Retype the entries, please, from their first line to the line containing "const data = categories.map((name, i)", exactly and only those lines, minus the pictures.
++++ Data section
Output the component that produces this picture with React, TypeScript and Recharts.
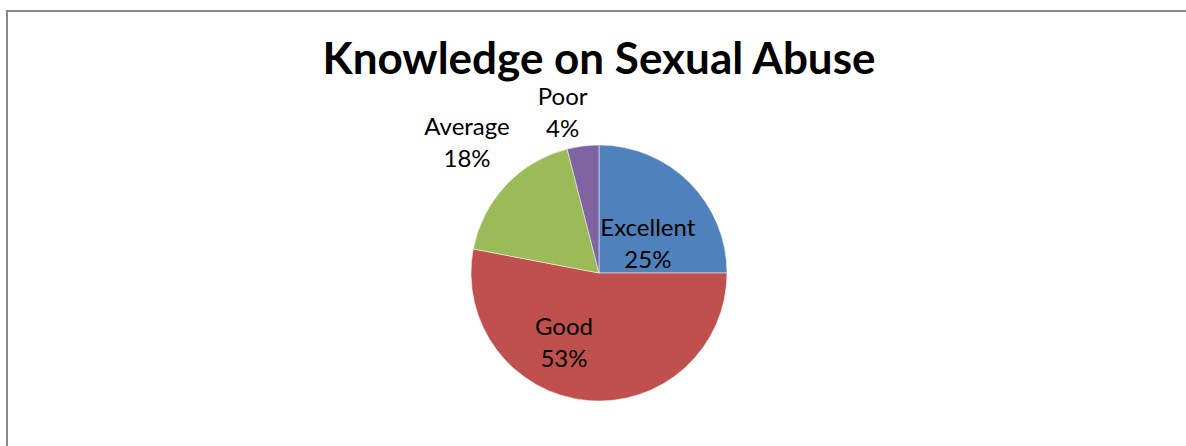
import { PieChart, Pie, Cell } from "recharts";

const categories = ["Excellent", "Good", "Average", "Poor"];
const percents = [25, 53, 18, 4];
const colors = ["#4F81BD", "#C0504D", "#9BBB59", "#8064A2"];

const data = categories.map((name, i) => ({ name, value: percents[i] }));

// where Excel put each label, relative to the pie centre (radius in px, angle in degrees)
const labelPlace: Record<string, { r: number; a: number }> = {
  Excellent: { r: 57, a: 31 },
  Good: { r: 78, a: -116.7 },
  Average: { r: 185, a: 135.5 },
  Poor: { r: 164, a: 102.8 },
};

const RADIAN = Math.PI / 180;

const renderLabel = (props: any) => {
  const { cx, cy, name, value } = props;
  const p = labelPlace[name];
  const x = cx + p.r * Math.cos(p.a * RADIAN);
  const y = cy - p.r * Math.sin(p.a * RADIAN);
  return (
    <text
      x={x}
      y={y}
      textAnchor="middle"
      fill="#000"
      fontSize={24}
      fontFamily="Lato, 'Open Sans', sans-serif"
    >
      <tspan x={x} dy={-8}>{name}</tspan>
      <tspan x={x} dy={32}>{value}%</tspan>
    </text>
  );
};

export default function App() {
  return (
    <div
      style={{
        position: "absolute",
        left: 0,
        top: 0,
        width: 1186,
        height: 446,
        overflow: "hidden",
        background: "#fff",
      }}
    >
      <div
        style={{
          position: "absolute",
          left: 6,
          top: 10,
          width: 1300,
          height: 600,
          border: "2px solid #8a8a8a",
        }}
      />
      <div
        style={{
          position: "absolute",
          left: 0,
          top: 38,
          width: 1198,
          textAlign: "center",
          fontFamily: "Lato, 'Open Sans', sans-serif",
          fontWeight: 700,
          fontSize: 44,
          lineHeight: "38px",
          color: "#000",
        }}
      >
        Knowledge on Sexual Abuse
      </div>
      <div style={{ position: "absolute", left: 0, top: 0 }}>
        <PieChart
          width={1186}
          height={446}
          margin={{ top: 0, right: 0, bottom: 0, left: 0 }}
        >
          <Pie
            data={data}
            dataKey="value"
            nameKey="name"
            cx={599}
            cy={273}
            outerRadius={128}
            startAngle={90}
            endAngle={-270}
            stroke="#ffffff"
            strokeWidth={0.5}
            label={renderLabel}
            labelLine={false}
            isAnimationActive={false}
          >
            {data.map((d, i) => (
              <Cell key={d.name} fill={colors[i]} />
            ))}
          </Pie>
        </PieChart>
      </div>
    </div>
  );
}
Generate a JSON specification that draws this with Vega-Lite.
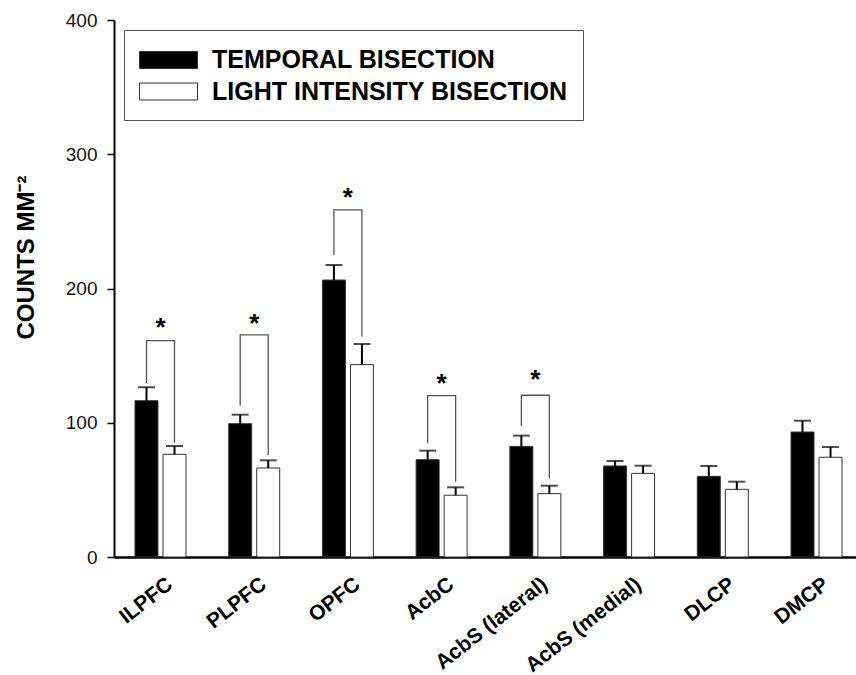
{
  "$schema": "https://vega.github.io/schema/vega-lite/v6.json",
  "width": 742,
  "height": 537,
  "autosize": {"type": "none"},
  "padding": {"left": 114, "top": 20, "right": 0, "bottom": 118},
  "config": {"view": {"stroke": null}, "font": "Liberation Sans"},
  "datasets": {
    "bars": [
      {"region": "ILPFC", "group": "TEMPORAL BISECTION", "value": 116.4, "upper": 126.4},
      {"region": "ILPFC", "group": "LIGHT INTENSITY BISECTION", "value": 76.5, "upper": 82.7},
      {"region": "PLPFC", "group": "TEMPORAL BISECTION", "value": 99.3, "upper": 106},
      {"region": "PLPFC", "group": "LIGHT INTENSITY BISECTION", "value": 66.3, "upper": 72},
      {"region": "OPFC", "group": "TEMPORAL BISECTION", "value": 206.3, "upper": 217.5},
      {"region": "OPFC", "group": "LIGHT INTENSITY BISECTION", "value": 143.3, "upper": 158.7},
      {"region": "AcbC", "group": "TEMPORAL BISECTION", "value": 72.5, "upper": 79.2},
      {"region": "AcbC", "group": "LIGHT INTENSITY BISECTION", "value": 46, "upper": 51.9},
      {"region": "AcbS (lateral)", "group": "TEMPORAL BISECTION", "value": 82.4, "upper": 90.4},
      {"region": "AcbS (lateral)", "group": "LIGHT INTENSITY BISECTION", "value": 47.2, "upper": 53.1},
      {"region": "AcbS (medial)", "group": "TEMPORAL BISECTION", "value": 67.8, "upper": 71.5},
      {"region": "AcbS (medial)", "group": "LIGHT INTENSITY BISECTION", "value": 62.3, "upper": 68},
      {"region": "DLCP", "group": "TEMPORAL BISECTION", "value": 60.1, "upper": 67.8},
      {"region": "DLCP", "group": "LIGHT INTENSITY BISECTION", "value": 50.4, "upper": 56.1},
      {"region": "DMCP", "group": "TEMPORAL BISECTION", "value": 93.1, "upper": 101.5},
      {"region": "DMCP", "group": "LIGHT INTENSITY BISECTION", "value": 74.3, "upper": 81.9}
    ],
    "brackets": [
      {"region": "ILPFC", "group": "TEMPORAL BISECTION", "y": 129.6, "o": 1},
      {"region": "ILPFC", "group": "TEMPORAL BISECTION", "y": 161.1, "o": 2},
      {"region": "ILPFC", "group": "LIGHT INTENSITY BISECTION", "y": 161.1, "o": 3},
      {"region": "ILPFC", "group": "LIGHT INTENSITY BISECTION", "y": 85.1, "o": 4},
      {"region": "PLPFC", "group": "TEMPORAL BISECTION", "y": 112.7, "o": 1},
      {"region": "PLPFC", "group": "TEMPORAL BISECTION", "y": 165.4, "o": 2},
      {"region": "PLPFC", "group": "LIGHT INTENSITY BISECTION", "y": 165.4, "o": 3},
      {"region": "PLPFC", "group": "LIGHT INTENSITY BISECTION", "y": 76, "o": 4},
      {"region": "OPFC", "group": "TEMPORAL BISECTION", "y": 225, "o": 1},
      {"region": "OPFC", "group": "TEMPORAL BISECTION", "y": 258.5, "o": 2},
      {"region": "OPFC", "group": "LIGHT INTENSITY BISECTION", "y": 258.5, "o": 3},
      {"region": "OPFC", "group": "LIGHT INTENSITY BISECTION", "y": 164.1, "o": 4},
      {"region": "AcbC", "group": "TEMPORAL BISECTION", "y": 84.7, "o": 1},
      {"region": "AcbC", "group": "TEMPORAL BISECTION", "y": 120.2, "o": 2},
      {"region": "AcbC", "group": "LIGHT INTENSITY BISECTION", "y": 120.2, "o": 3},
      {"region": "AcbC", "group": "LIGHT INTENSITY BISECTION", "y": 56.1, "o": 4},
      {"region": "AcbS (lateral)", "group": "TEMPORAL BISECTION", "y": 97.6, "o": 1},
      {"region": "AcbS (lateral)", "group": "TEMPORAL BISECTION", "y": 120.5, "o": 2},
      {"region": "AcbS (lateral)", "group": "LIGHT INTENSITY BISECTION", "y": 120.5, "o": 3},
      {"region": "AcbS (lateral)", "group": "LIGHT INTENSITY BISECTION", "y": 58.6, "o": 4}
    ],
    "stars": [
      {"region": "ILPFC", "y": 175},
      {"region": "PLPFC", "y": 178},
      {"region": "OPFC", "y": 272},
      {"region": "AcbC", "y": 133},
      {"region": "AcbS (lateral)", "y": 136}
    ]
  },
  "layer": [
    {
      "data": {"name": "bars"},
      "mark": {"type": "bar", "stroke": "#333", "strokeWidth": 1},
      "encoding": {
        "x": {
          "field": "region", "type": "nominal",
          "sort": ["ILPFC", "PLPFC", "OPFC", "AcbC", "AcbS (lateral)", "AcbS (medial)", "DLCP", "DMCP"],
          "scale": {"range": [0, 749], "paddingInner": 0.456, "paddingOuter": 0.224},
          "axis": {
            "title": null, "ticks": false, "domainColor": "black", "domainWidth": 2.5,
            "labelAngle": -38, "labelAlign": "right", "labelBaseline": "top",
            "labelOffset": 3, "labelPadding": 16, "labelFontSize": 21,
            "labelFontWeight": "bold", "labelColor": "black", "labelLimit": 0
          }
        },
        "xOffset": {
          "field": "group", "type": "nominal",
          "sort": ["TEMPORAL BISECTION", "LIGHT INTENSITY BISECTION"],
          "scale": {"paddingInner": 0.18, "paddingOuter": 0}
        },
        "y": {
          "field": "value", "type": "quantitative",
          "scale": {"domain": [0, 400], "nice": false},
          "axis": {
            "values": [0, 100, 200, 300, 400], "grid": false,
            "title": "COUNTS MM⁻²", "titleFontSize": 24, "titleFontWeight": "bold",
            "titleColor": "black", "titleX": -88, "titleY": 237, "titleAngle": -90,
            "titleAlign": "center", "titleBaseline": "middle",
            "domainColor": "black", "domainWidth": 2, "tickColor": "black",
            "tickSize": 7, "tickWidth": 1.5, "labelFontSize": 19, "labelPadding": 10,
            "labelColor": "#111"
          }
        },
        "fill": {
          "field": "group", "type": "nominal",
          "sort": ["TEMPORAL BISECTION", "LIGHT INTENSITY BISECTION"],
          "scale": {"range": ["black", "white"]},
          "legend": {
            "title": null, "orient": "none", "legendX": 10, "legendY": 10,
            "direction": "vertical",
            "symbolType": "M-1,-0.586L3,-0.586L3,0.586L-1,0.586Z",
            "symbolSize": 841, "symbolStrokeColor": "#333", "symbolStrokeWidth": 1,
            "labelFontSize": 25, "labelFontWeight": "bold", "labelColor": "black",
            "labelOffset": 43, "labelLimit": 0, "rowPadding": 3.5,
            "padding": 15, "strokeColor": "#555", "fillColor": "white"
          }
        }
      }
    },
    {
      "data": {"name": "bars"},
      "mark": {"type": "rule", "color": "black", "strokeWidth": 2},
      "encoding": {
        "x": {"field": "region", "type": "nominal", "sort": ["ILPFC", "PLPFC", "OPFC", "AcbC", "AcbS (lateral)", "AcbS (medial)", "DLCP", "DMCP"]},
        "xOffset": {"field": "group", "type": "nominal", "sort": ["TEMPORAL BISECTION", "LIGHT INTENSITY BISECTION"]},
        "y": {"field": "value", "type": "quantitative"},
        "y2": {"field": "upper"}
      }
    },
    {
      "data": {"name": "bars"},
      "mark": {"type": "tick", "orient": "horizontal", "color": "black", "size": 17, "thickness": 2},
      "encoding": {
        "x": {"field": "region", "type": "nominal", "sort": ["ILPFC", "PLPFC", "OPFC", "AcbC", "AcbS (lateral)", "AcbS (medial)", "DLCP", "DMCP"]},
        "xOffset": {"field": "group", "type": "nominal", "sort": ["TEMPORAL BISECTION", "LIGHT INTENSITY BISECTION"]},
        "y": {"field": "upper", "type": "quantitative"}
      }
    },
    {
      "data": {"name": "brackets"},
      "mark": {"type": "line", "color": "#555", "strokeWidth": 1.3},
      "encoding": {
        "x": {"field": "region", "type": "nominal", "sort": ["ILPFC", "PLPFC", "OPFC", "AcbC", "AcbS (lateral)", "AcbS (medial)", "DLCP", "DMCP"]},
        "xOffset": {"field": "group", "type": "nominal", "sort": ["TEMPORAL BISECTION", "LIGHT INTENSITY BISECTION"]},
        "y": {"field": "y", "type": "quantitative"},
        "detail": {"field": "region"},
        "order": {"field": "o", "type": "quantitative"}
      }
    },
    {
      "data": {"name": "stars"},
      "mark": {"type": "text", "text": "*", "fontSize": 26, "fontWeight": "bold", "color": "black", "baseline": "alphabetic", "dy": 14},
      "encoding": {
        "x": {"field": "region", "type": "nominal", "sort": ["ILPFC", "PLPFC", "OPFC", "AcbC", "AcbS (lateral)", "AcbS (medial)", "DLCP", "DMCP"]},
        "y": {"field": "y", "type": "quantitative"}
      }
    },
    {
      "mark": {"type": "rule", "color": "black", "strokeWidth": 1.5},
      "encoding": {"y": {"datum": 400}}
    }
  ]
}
++++++++
Solution to this task.
Output the component that produces this picture with React, TypeScript and Recharts.
import { PieChart, Pie, Cell } from "recharts";

const categories = ["Excellent", "Good", "Average", "Poor"];
const percents = [25, 53, 18, 4];
const colors = ["#4F81BD", "#C0504D", "#9BBB59", "#8064A2"];

const data = categories.map((name, i) => ({ name, value: percents[i] }));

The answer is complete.